The society publishes the Bulletin of Mathematical Biology. The Bulletin was founded by Nicolas Rashevsky, under the title of the Bulletin of Mathematical Biophysics, before acquiring its present title, and quickly became the classical journal in general mathematical biology and served as the principal natural publication outlet for the majority of mathematical biologists. Many classical papers have appeared in the Bulletin, and several of these are familiar to biologists. It has become an important avenue for the exchange and transmission of new ideas and approaches to biological problems and incorporates both the quantitative and qualitative aspects of mathematical models and characterizations of biological processes and systems.

Nicolas Rashevsky remained the editor of the Bulletin until his death on January 16, 1972.

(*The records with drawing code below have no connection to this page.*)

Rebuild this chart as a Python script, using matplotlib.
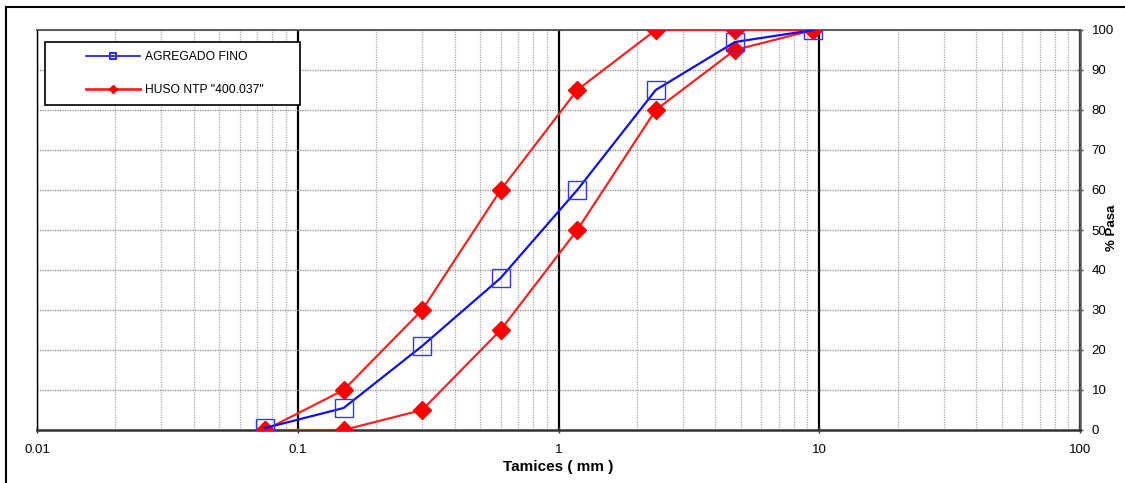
import numpy as np
import matplotlib
matplotlib.use('Agg')
import matplotlib.pyplot as plt
from matplotlib.lines import Line2D
from matplotlib.patches import Rectangle
from matplotlib.ticker import LogLocator, FixedLocator, NullFormatter

plt.rcParams['font.family'] = ['Liberation Sans', 'DejaVu Sans']

# Tamices (mm) y % que pasa
tamices = [0.075, 0.15, 0.3, 0.6, 1.18, 2.36, 4.75, 9.5]
agregado_fino = [0.5, 5.5, 21, 38, 60, 85, 97, 100]
huso_sup = [0, 10, 30, 60, 85, 100, 100, 100]
huso_inf = [0, 0, 5, 25, 50, 80, 95, 100]

W, H = 1125, 483
fig = plt.figure(figsize=(W / 100, H / 100), dpi=100)
ax = fig.add_axes([37 / W, 1 - 430 / H, (1080 - 37) / W, 400 / H])

ax.set_xscale('log')
ax.set_xlim(0.01, 100)
ax.set_ylim(0, 100)

# grilla
ax.xaxis.set_major_locator(FixedLocator([0.01, 0.1, 1, 10, 100]))
ax.xaxis.set_minor_locator(LogLocator(base=10, subs=np.arange(2, 10)))
ax.xaxis.set_minor_formatter(NullFormatter())
ax.set_xticklabels(['0.01', '0.1', '1', '10', '100'])
ax.set_yticks(range(0, 101, 10))
ax.grid(which='minor', axis='x', color='#aaaaaa', linestyle=(0, (1, 1)), linewidth=0.9)
ax.grid(which='major', axis='x', color='black', linestyle='-', linewidth=1.6)
ax.grid(which='major', axis='y', color='#888888', linestyle=(0, (1, 1)), linewidth=0.9)
ax.set_axisbelow(True)

ax.yaxis.tick_right()
ax.tick_params(axis='y', which='major', direction='inout', length=5, width=1,
               labelsize=9.5, pad=6, color='#555555')
ax.tick_params(axis='x', which='major', direction='inout', length=4, width=1,
               labelsize=9.5, pad=8, color='#333333')
ax.tick_params(axis='x', which='minor', length=0)

ax.spines['left'].set_linewidth(1.0)
ax.spines['right'].set_linewidth(1.8)
ax.spines['right'].set_color('#555555')
ax.spines['bottom'].set_linewidth(1.8)
ax.spines['bottom'].set_color('#333333')
ax.spines['top'].set_linewidth(1.2)
ax.spines['top'].set_color('#444444')

# curvas
ax.plot(tamices, huso_sup, color='#ff2020', linewidth=1.6, marker='D',
        markersize=9, markerfacecolor='#ff0000', markeredgecolor='#ff0000', zorder=3)
ax.plot(tamices, huso_inf, color='#ff2020', linewidth=1.6, marker='D',
        markersize=9, markerfacecolor='#ff0000', markeredgecolor='#ff0000', zorder=3)
ax.plot(tamices, agregado_fino, color='#1010ee', linewidth=1.6, marker='s',
        markersize=13.5, markerfacecolor='none', markeredgecolor='#3333ff',
        markeredgewidth=1.0, zorder=4)

ax.set_xlabel('Tamices ( mm )', fontsize=11, fontweight='bold', labelpad=3)
ax.text(1.0305, 0.505, '% Pasa', transform=ax.transAxes, rotation=90,
        fontsize=9.5, fontweight='bold', ha='center', va='center')

# leyenda
handles = [Line2D([], [], color='#1010ee', linewidth=1.2, marker='s', markersize=5,
                  markerfacecolor='none', markeredgecolor='#3333ff', markeredgewidth=1.5),
           Line2D([], [], color='#ff2020', linewidth=2.0, marker='D', markersize=4,
                  markerfacecolor='#ff0000', markeredgecolor='#ff0000')]
labels = ['AGREGADO FINO', 'HUSO NTP "400.037"']
fig.add_artist(Rectangle((45 / W, 1 - 105 / H), 255 / W, 63 / H, transform=fig.transFigure,
                         fill=True, facecolor='white', edgecolor='black', linewidth=1.2,
                         zorder=2.5))
leg = fig.legend(handles, labels, loc='upper left', bbox_to_anchor=(86 / W, 1 - 51 / H),
                 frameon=False, borderpad=0, borderaxespad=0, handlelength=4.5,
                 handletextpad=0.35, labelspacing=1.75, fontsize=8.7)
leg.set_zorder(6)

# marco exterior
fig.add_artist(Line2D([6 / W, 6 / W], [0, 1 - 7 / H], color='black', linewidth=1.5,
                      transform=fig.transFigure))
fig.add_artist(Line2D([6 / W, 1], [1 - 7 / H, 1 - 7 / H], color='black', linewidth=1.5,
                      transform=fig.transFigure))

fig.savefig('out.png', dpi=100)
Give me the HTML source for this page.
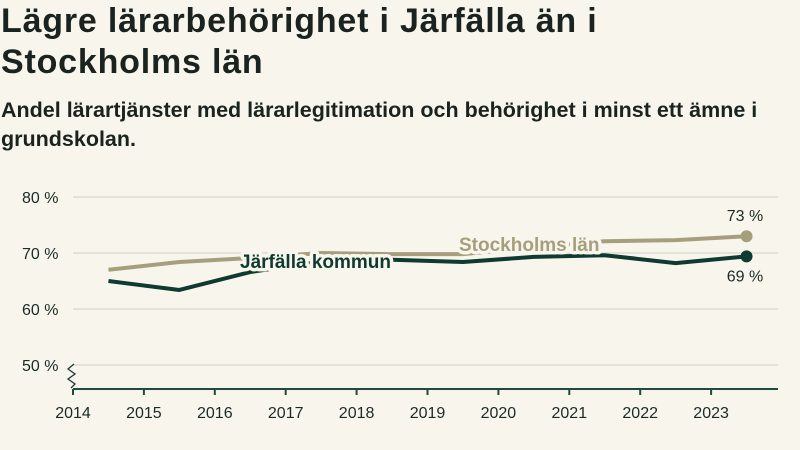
<!DOCTYPE html>
<html><head><meta charset="utf-8"><style>
body{margin:0;background:#f8f6ec;font-family:"Liberation Sans",sans-serif;color:#1a2a26;}
#wrap{width:800px;height:450px;position:relative;overflow:hidden;background:#f8f6ec}
h1{position:absolute;left:1px;top:1px;margin:0;font-size:34px;line-height:41px;font-weight:700;color:#1a2320;letter-spacing:0.8px}
h2{position:absolute;left:1px;top:96px;margin:0;font-size:21.5px;line-height:29px;font-weight:700;color:#1a2320;width:795px}
svg{position:absolute;left:0;top:0}
</style></head><body>
<div id="wrap">
<h1>Lägre lärarbehörighet i Järfälla än i<br>Stockholms län</h1>
<h2>Andel lärartjänster med lärarlegitimation och behörighet i minst ett ämne i grundskolan.</h2>
<svg id="chart" width="800" height="450"></svg>
</div>
<script>
const years=[2014.5,2015.5,2016.5,2017.5,2018.5,2019.5,2020.5,2021.5,2022.5,2023.5];
const stockholm=[67.0,68.4,69.1,70.0,69.8,69.8,71.0,72.1,72.3,73.0];
const jarfalla=[65.0,63.4,66.6,68.5,68.8,68.4,69.3,69.6,68.2,69.4];
const endLabels=['73 %','69 %'];
const xTicks=[2014,2015,2016,2017,2018,2019,2020,2021,2022,2023];
const yTicks=[50,60,70,80];
const NS="http://www.w3.org/2000/svg";
const svg=document.getElementById('chart');
const x=v=>73+(v-2014)*70.9;
const y=v=>253-(v-70)*5.6;
function mk(t,a,p){const e=document.createElementNS(NS,t);for(const k in a)e.setAttribute(k,a[k]);(p||svg).appendChild(e);return e;}
yTicks.forEach(t=>{
 const g=mk('line',{x1:73,x2:778,y1:y(t),y2:y(t),stroke:'#dddbd2','stroke-width':1.5});
 
 
 const l=mk('text',{x:22,y:y(t)+6,'font-size':16,fill:'#1a2a26'});l.textContent=t+' %';
 
 
});
const zz=mk('path',{d:'M74 364 l-6 5 l7 5 l-7 5 l7 5 l-4 4',fill:'none',stroke:'#1a3a33','stroke-width':1.3});


const ax=mk('line',{x1:73,x2:778,y1:389,y2:389,stroke:'#1f4a40','stroke-width':2});


xTicks.forEach(t=>{
 const tk=mk('line',{x1:x(t),x2:x(t),y1:389,y2:395,stroke:'#1f4a40','stroke-width':2});
 
 
 const l=mk('text',{x:x(t),y:418,'font-size':16,'text-anchor':'middle',fill:'#1a2a26'});l.textContent=t;
 
 
});
function series(vals,col,name){
 const p=mk('polyline',{points:years.map((yr,i)=>x(yr)+','+y(vals[i])).join(' '),fill:'none',stroke:col,'stroke-width':4,'stroke-linejoin':'round'});
 
 
 const n=vals.length-1;
 const c=mk('circle',{cx:x(years[n]),cy:y(vals[n]),r:6,fill:col});
 
 
}
series(stockholm,'#a69f7d','stockholm');
series(jarfalla,'#0f3a31','jarfalla');
function lab(txt,xx,yy,col,name,anchor,size,weight){
 const t=mk('text',{x:xx,y:yy,'font-size':size||17,'font-weight':weight||400,fill:col,'text-anchor':anchor||'start',stroke:'#f8f6ec','stroke-width':7,'paint-order':'stroke','stroke-linejoin':'round'});
 t.textContent=txt;
 
 
}
lab('Järfälla kommun',240,268,'#0f3a31','jarfalla-label','start',19,700);
lab('Stockholms län',459,251,'#a69f7d','stockholm-label','start',19,700);
const n=years.length-1;
lab(endLabels[0],745,y(stockholm[n])-15,'#1a2a26','stockholm-end-value','middle',16);
lab(endLabels[1],745,y(jarfalla[n])+25,'#1a2a26','jarfalla-end-value','middle',16);
</script>
</body></html>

Bulletin of Mathematical Biology Editor-in-Chief
| Years of service | Editor | Affiliation |
|---|---|---|
| 1939-1972 | Nicolas Rashevsky | University of Chicago University of Michigan |
| 1972-1981 | Herbert Landahl | University of California, San Francisco |
| 1982-1986 | Hugo M. Martinez | University of California, San Francisco |
| 1986-2001 | Lee A. Siegel | Weizmann Institute |
| 2002-2015 | Philip Maini | University of Oxford |
| 2016 - 2022 | Alan Hastings Reinhard Laubenbacher | University of California, Davis University of Connecticut Health |
| 2022–present | Matthew Simpson | Queensland University of Technology |

===Annual Meetings===
The Society holds annual meetings that are important locations for dissemination of research. The Society's website records its annual meetings going back to 2002, although of course they took place earlier due to the Society's history. The Society states on its website regarding its annual meetings: "In odd years, the Annual Meetings are generally organized in North America. In even years, the Annual Meetings are generally organized outside North America." The next annual meeting will take place jointly with the European Society for Mathematical and Theoretical Biology in Graz, Austria, in 2026.